On the System or Theory of the Trade of the World is an immediate precursor to the first modern economic texts, written by Isaac Gervaise and published in 1720.

Along with several other early economic texts, Gervaise was building on the efforts to understand the catastrophic damage that the unstable value of gold had wreaked upon Europe during the two centuries of price revolution that had occurred up to that point. During that period, the importation of gold from the New World had caused relatively enormous inflation in Europe, especially Spain, with fluctuations of deflation in between.

==The book==

Written thirty years before Ferdinando Galiani's book on monetary theory, Della Moneta (which may have built upon it), Trade of the World attempted to examine the same problems that prompted Galiani, though he did so in a more primitive way.

Among the topics he explicitly identifies and addresses are "Credit, and Its Effects on Trade", "The Balance of Trade", and inflation/deflation, which he refers to as "Accidents that Change the Proportion of Particular Denominators" and "Altering the Denomination of Coin". He goes on to discuss other, non-monetary economic issues, like manufacturing and businesses.

The book is subtitled And showing the Pernicious Consequences of CREDIT, and that it destroys the Purpose of National Trade...and thus it's no surprise that Gervaise concludes the special favours granted in mercantilism, essentially protectionism and state-imposed corporate oligopoly and funding, are harmful to the economy and have caused many of the more recent inflation problems.
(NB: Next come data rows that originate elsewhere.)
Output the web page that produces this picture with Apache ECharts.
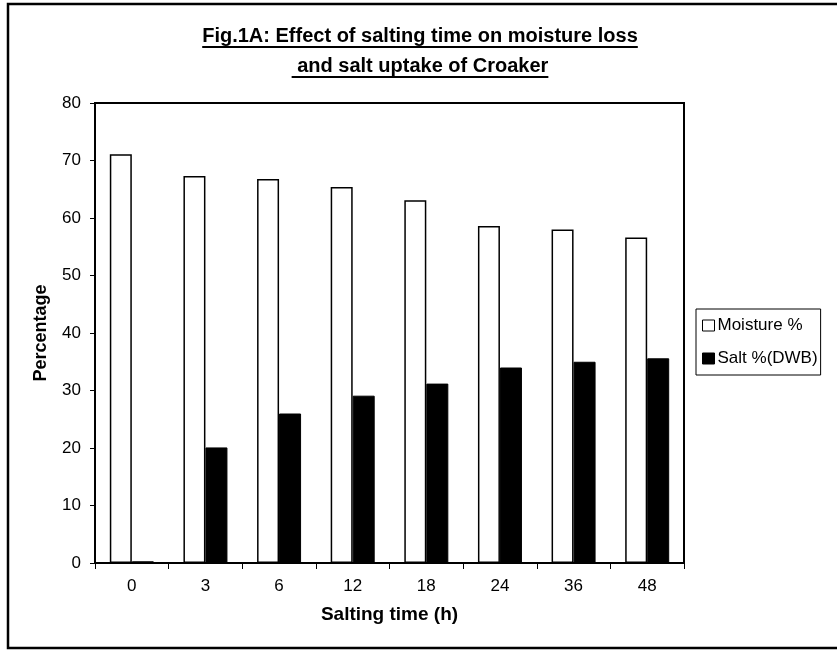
<!DOCTYPE html>
<html>
<head>
<meta charset="utf-8">
<script src="https://cdn.jsdelivr.net/npm/echarts@6/dist/echarts.min.js"></script>
<style>
  html, body { margin: 0; padding: 0; background: #fff; }
  #chart { width: 837px; height: 650px; }
</style>
</head>
<body>
<div id="chart"></div>
<script>
const categories = ['0', '3', '6', '12', '18', '24', '36', '48']
const moisture = [71.1, 67.3, 66.8, 65.4, 63.1, 58.6, 58.0, 56.6]
const salt = [0.3, 20.1, 26.0, 29.1, 31.2, 34.0, 35.0, 35.6]
const titleLines = ['Fig.1A: Effect of salting time on moisture loss', ' and salt uptake of Croaker']

const FONT = '"Liberation Sans", Arial, sans-serif'
const titleFont = 'bold 20px ' + FONT

// width of a title line, for the underline
const measure = (txt) => {
  const ctx = document.createElement('canvas').getContext('2d')
  ctx.font = titleFont
  return ctx.measureText(txt).width
}

const titleCenter = 420
const titleY = [36, 66]
const titleGraphics = []
titleLines.forEach((txt, i) => {
  const w = measure(txt)
  titleGraphics.push({
    type: 'text',
    x: titleCenter,
    y: titleY[i],
    style: {
      text: txt,
      font: titleFont,
      fill: '#000',
      align: 'center',
      verticalAlign: 'middle'
    }
  })
  titleGraphics.push({
    type: 'line',
    shape: { x1: titleCenter - w / 2, y1: titleY[i] + 11, x2: titleCenter + w / 2, y2: titleY[i] + 11 },
    style: { stroke: '#000', lineWidth: 2 }
  })
})

const chart = echarts.init(document.getElementById('chart'))
const options = {
  animation: false,
  backgroundColor: '#fff',
  textStyle: { fontFamily: FONT, color: '#000' },
  graphic: [
    {
      type: 'rect',
      shape: { x: 8, y: 4, width: 850, height: 644 },
      style: { fill: 'none', stroke: '#000', lineWidth: 2.5 },
      silent: true
    },
    ...titleGraphics
  ],
  grid: {
    left: 95,
    right: 153,
    top: 103,
    bottom: 87,
    show: true,
    borderColor: '#000',
    borderWidth: 2
  },
  legend: {
    orient: 'vertical',
    left: 696,
    top: 309,
    padding: [8, 3, 8, 6],
    itemGap: 16,
    itemWidth: 12,
    itemHeight: 11,
    borderColor: '#000',
    borderWidth: 1,
    icon: 'rect',
    textStyle: { fontSize: 17, color: '#000', fontFamily: FONT, padding: [0, 0, 0, -2] },
    data: [
      { name: 'Moisture %', itemStyle: { color: '#fff', borderColor: '#000', borderWidth: 1 } },
      { name: 'Salt %(DWB)', itemStyle: { color: '#000', borderColor: '#000', borderWidth: 1 } }
    ]
  },
  xAxis: {
    type: 'category',
    data: categories,
    name: 'Salting time (h)',
    nameLocation: 'middle',
    nameGap: 42,
    nameTextStyle: { fontSize: 19, fontWeight: 'bold', color: '#000', fontFamily: FONT },
    axisLine: { lineStyle: { color: '#000', width: 2 } },
    axisTick: { show: true, length: 6, lineStyle: { color: '#000', width: 1 } },
    axisLabel: { fontSize: 17, color: '#000', margin: 15, fontFamily: FONT }
  },
  yAxis: {
    type: 'value',
    min: 0,
    max: 80,
    interval: 10,
    name: 'Percentage',
    nameLocation: 'middle',
    nameGap: 45,
    nameTextStyle: { fontSize: 18, fontWeight: 'bold', color: '#000', fontFamily: FONT },
    splitLine: { show: false },
    axisLine: { show: true, lineStyle: { color: '#000', width: 2 } },
    axisTick: { show: true, length: 5, lineStyle: { color: '#000', width: 1 } },
    axisLabel: { fontSize: 17, color: '#000', margin: 14, fontFamily: FONT }
  },
  series: [
    {
      name: 'Moisture %',
      type: 'bar',
      data: moisture,
      barWidth: 22,
      barGap: '0%',
      itemStyle: { color: '#fff', borderColor: '#000', borderWidth: 1.5 }
    },
    {
      name: 'Salt %(DWB)',
      type: 'bar',
      data: salt,
      barWidth: 22,
      barGap: '0%',
      itemStyle: { color: '#000', borderColor: '#000', borderWidth: 1 }
    }
  ]
}
chart.setOption(options)
window.addEventListener('resize', function () {
  chart.resize()
})
</script>
</body>
</html>
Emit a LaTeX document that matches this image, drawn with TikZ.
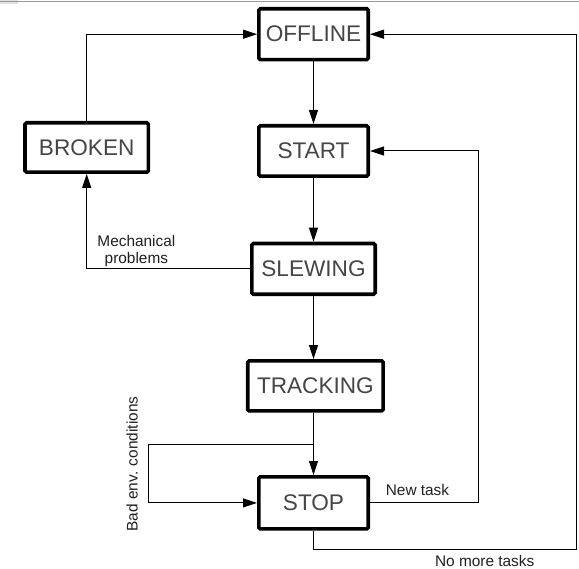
\documentclass[tikz,border=0pt]{standalone}
\usepackage{fontspec}
\setmainfont{Liberation Sans}
\usetikzlibrary{arrows.meta}
\begin{document}
\begin{tikzpicture}[x=1pt,y=-1pt,
  state/.style={draw=black, line width=3.6pt, rounded corners=1.5pt, fill=white,
    inner sep=0pt, font=\fontsize{22.6}{26}\selectfont, text=black!73},
  arr/.style={-{Triangle[length=14pt,width=9pt]}, line width=1pt, black},
  lbl/.style={font=\fontsize{15.4}{16.8}\selectfont, text=black!88, inner sep=0pt}]
\useasboundingbox (0,0) rectangle (579,569);
% window edge at the top
\fill[black!12] (0,0) rectangle (18,4);
\draw[black!40, line width=1.2pt] (0,1.5) -- (579,1.5);

% states
\node[state, minimum width=109.4pt, minimum height=50.9pt] (offline)  at (313.5,34.2)  {OFFLINE};
\node[state, minimum width=109.4pt, minimum height=50.4pt] (start)    at (313.5,151)   {START};
\node[state, minimum width=123.4pt, minimum height=49.4pt] (broken)   at (86.7,147.5)  {BROKEN};
\node[state, minimum width=123.4pt, minimum height=50.7pt] (slewing)  at (313.5,268.9) {SLEWING};
\node[state, minimum width=135.4pt, minimum height=50.1pt] (tracking) at (315.4,385.9) {TRACKING};
\node[state, minimum width=109.4pt, minimum height=52.1pt] (stop)     at (313.5,502.9) {STOP};

% helper points for the routed connectors
\coordinate (split) at (313.5,444.3);
\coordinate (loopc) at (148.4,444.3);
\coordinate (newc)  at (478.6,502.9);
\coordinate (nmc)   at (576.7,549);

% transitions
\draw[arr] (broken.north) |- (offline.west);
\draw[arr] (offline.south) -- (start.north);
\draw[arr] (start.south) -- (slewing.north);
\draw[arr] (slewing.west) -| (broken.south);
\draw[arr] (slewing.south) -- (slewing.south |- tracking.north);
\draw[arr] (stop.north |- tracking.south) -- (stop.north);
\draw[arr] (split) -- (loopc) |- (stop.west);
\draw[arr] (stop.east) -- (newc) |- (start.east);
\draw[arr] (stop.south) |- (nmc) |- (offline.east);

% transition labels
\node[lbl, align=center] (mech) at (136.4,250.9) {Mechanical\\problems};
\node[lbl, rotate=90] (bad) at (132,464) {Bad env. conditions};
\node[lbl] (newtask) at (417.5,489.5) {New task};
\node[lbl] (nomore) at (484.7,561) {No more tasks};
\end{tikzpicture}
\end{document}
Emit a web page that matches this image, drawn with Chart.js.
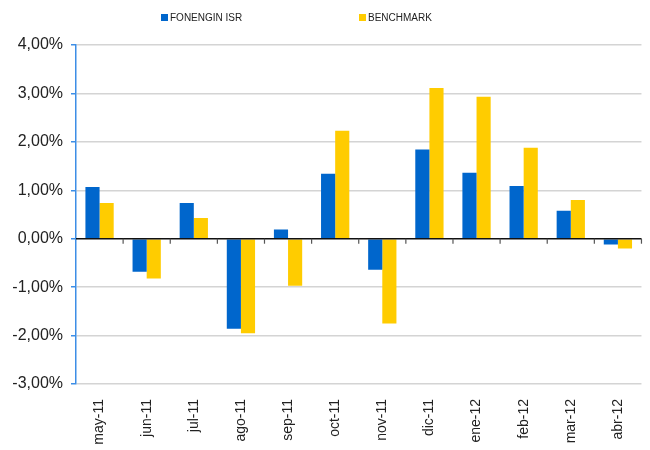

At the time of its publication, in fact, the Royal Lustring Company had lost its own charter amid scandal, after having operated for the previous 23 years in such a capacity. The company, which dealt in the manufacture of fabric using Asian silk, had gone out of business in a catastrophic way that would seem familiar with the corporate crises of the early 21st century, including a calls for a bailout and trade protection. His own family an investor in that company, all of this is alluded to by Gervaise in his own book's foreword.